Collected data:
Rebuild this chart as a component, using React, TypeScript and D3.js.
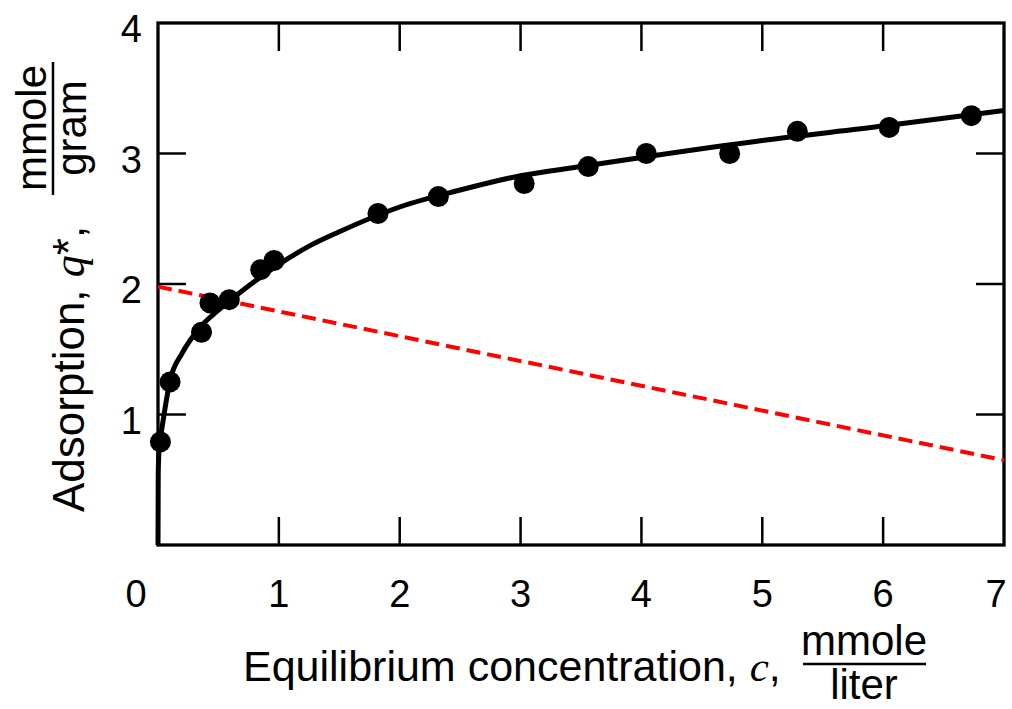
import React from 'react';
import * as d3 from 'd3';

// measured data points (c in mmole/liter, q* in mmole/gram)
const pointC = [0.02, 0.1, 0.36, 0.43, 0.59, 0.85, 0.96, 1.82, 2.32, 3.03, 3.56, 4.04, 4.73, 5.29, 6.05, 6.73];
const pointQ = [0.79, 1.25, 1.63, 1.855, 1.88, 2.11, 2.18, 2.54, 2.67, 2.77, 2.9, 3.0, 3.0, 3.17, 3.2, 3.29];

// isotherm curve
const curveC = [0, 0.002, 0.01, 0.03, 0.05, 0.1, 0.2, 0.35, 0.5, 0.7, 1, 1.25, 1.5, 2, 2.5, 3, 3.5, 4, 5, 6, 7];
const curveQ = [0, 0.55, 0.75, 0.88, 1.0, 1.26, 1.47, 1.67, 1.8, 1.95, 2.15, 2.29, 2.4, 2.59, 2.72, 2.83, 2.9, 2.97, 3.1, 3.21, 3.33];

// red dashed line
const lineC = [0, 7];
const lineQ = [1.98, 0.65];

const xTicks = [0, 1, 2, 3, 4, 5, 6, 7];
const yTicks = [1, 2, 3, 4];

const W = 1012;
const H = 709;
const font = '"Liberation Sans", Arial, sans-serif';
const serif = '"Liberation Serif", "Times New Roman", serif';

export default function App() {
  const x = d3.scaleLinear().domain([0, 7]).range([158, 1004]);
  const y = d3.scaleLinear().domain([0, 4]).range([545, 23]);
  const [x0, x1] = x.range();
  const [y0, y1] = y.range();
  const tick = 28;

  const line = d3.line<[number, number]>()
    .x(d => x(d[0]))
    .y(d => y(d[1]));
  const curvePath = line.curve(d3.curveMonotoneX)(curveC.map((c, i) => [c, curveQ[i]]));
  const redPath = d3.line<[number, number]>().x(d => x(d[0])).y(d => y(d[1]))(lineC.map((c, i) => [c, lineQ[i]]));

  const innerX = xTicks.filter(t => t > 0 && t < 7);
  const innerY = yTicks.filter(t => t < 4);

  return (
    <svg width={W} height={H} style={{ position: 'absolute', left: 0, top: 0, background: '#fff' }}>
      {/* ticks, inward on all four sides */}
      <g stroke="#000" strokeWidth={2.5}>
        {innerX.map(t => (
          <g key={'xt' + t}>
            <line x1={x(t)} x2={x(t)} y1={y0} y2={y0 - tick} />
            <line x1={x(t)} x2={x(t)} y1={y1} y2={y1 + tick} />
          </g>
        ))}
        {innerY.map(t => (
          <g key={'yt' + t}>
            <line x1={x0} x2={x0 + tick} y1={y(t)} y2={y(t)} />
            <line x1={x1} x2={x1 - tick} y1={y(t)} y2={y(t)} />
          </g>
        ))}
      </g>
      <rect x={x0} y={y1} width={x1 - x0} height={y0 - y1} fill="none" stroke="#000" strokeWidth={3.3} />

      {/* red dashed line */}
      <path d={redPath || ''} fill="none" stroke="#ff0000" strokeWidth={4} strokeDasharray="14 7" />

      {/* isotherm */}
      <path d={curvePath || ''} fill="none" stroke="#000" strokeWidth={5} />
      {pointC.map((c, i) => (
        <circle key={i} cx={x(c)} cy={y(pointQ[i])} r={10.5} fill="#000" />
      ))}

      {/* tick labels */}
      <g fontFamily={font} fontSize={38} fill="#000">
        {xTicks.map(t => (
          <text key={'xl' + t} x={x(t) + (t === 0 ? -22 : t === 7 ? -8 : 0)} y={607} textAnchor="middle">{t}</text>
        ))}
        {yTicks.map(t => (
          <text key={'yl' + t} x={142} y={y(t) + 19} textAnchor="end">{t}</text>
        ))}
      </g>

      {/* x axis title */}
      <g fontFamily={font} fill="#000">
        <text x={243} y={681} fontSize={43}>
          Equilibrium concentration, <tspan fontFamily={serif} fontStyle="italic">c</tspan>,
        </text>
        <text x={864} y={655} textAnchor="middle" fontSize={42}>mmole</text>
        <line x1={803} x2={926} y1={664} y2={664} stroke="#000" strokeWidth={2.5} />
        <text x={864} y={699} textAnchor="middle" fontSize={42}>liter</text>
      </g>

      {/* y axis title */}
      <g fontFamily={font} fill="#000">
        <text transform="translate(84,512) rotate(-90)" fontSize={44}>
          Adsorption, <tspan fontFamily={serif} fontStyle="italic">q</tspan>*,
        </text>
        <text transform="translate(46,128) rotate(-90)" textAnchor="middle" fontSize={42}>mmole</text>
        <line x1={53} x2={53} y1={62} y2={195} stroke="#000" strokeWidth={2.5} />
        <text transform="translate(86,128) rotate(-90)" textAnchor="middle" fontSize={42}>gram</text>
      </g>
    </svg>
  );
}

Objective: Omit the pictures and give the material again, exactly and in full.

Solved exercise:
Rebuild this chart as a component, using React, TypeScript and D3.js.
import React from 'react';
import * as d3 from 'd3';

// measured data points (c in mmole/liter, q* in mmole/gram)
const pointC = [0.02, 0.1, 0.36, 0.43, 0.59, 0.85, 0.96, 1.82, 2.32, 3.03, 3.56, 4.04, 4.73, 5.29, 6.05, 6.73];
const pointQ = [0.79, 1.25, 1.63, 1.855, 1.88, 2.11, 2.18, 2.54, 2.67, 2.77, 2.9, 3.0, 3.0, 3.17, 3.2, 3.29];

// isotherm curve
const curveC = [0, 0.002, 0.01, 0.03, 0.05, 0.1, 0.2, 0.35, 0.5, 0.7, 1, 1.25, 1.5, 2, 2.5, 3, 3.5, 4, 5, 6, 7];
const curveQ = [0, 0.55, 0.75, 0.88, 1.0, 1.26, 1.47, 1.67, 1.8, 1.95, 2.15, 2.29, 2.4, 2.59, 2.72, 2.83, 2.9, 2.97, 3.1, 3.21, 3.33];

// red dashed line
const lineC = [0, 7];
const lineQ = [1.98, 0.65];

const xTicks = [0, 1, 2, 3, 4, 5, 6, 7];
const yTicks = [1, 2, 3, 4];

const W = 1012;
const H = 709;
const font = '"Liberation Sans", Arial, sans-serif';
const serif = '"Liberation Serif", "Times New Roman", serif';

export default function App() {
  const x = d3.scaleLinear().domain([0, 7]).range([158, 1004]);
  const y = d3.scaleLinear().domain([0, 4]).range([545, 23]);
  const [x0, x1] = x.range();
  const [y0, y1] = y.range();
  const tick = 28;

  const line = d3.line<[number, number]>()
    .x(d => x(d[0]))
    .y(d => y(d[1]));
  const curvePath = line.curve(d3.curveMonotoneX)(curveC.map((c, i) => [c, curveQ[i]]));
  const redPath = d3.line<[number, number]>().x(d => x(d[0])).y(d => y(d[1]))(lineC.map((c, i) => [c, lineQ[i]]));

  const innerX = xTicks.filter(t => t > 0 && t < 7);
  const innerY = yTicks.filter(t => t < 4);

  return (
    <svg width={W} height={H} style={{ position: 'absolute', left: 0, top: 0, background: '#fff' }}>
      {/* ticks, inward on all four sides */}
      <g stroke="#000" strokeWidth={2.5}>
        {innerX.map(t => (
          <g key={'xt' + t}>
            <line x1={x(t)} x2={x(t)} y1={y0} y2={y0 - tick} />
            <line x1={x(t)} x2={x(t)} y1={y1} y2={y1 + tick} />
          </g>
        ))}
        {innerY.map(t => (
          <g key={'yt' + t}>
            <line x1={x0} x2={x0 + tick} y1={y(t)} y2={y(t)} />
            <line x1={x1} x2={x1 - tick} y1={y(t)} y2={y(t)} />
          </g>
        ))}
      </g>
      <rect x={x0} y={y1} width={x1 - x0} height={y0 - y1} fill="none" stroke="#000" strokeWidth={3.3} />

      {/* red dashed line */}
      <path d={redPath || ''} fill="none" stroke="#ff0000" strokeWidth={4} strokeDasharray="14 7" />

      {/* isotherm */}
      <path d={curvePath || ''} fill="none" stroke="#000" strokeWidth={5} />
      {pointC.map((c, i) => (
        <circle key={i} cx={x(c)} cy={y(pointQ[i])} r={10.5} fill="#000" />
      ))}

      {/* tick labels */}
      <g fontFamily={font} fontSize={38} fill="#000">
        {xTicks.map(t => (
          <text key={'xl' + t} x={x(t) + (t === 0 ? -22 : t === 7 ? -8 : 0)} y={607} textAnchor="middle">{t}</text>
        ))}
        {yTicks.map(t => (
          <text key={'yl' + t} x={142} y={y(t) + 19} textAnchor="end">{t}</text>
        ))}
      </g>

      {/* x axis title */}
      <g fontFamily={font} fill="#000">
        <text x={243} y={681} fontSize={43}>
          Equilibrium concentration, <tspan fontFamily={serif} fontStyle="italic">c</tspan>,
        </text>
        <text x={864} y={655} textAnchor="middle" fontSize={42}>mmole</text>
        <line x1={803} x2={926} y1={664} y2={664} stroke="#000" strokeWidth={2.5} />
        <text x={864} y={699} textAnchor="middle" fontSize={42}>liter</text>
      </g>

      {/* y axis title */}
      <g fontFamily={font} fill="#000">
        <text transform="translate(84,512) rotate(-90)" fontSize={44}>
          Adsorption, <tspan fontFamily={serif} fontStyle="italic">q</tspan>*,
        </text>
        <text transform="translate(46,128) rotate(-90)" textAnchor="middle" fontSize={42}>mmole</text>
        <line x1={53} x2={53} y1={62} y2={195} stroke="#000" strokeWidth={2.5} />
        <text transform="translate(86,128) rotate(-90)" textAnchor="middle" fontSize={42}>gram</text>
      </g>
    </svg>
  );
}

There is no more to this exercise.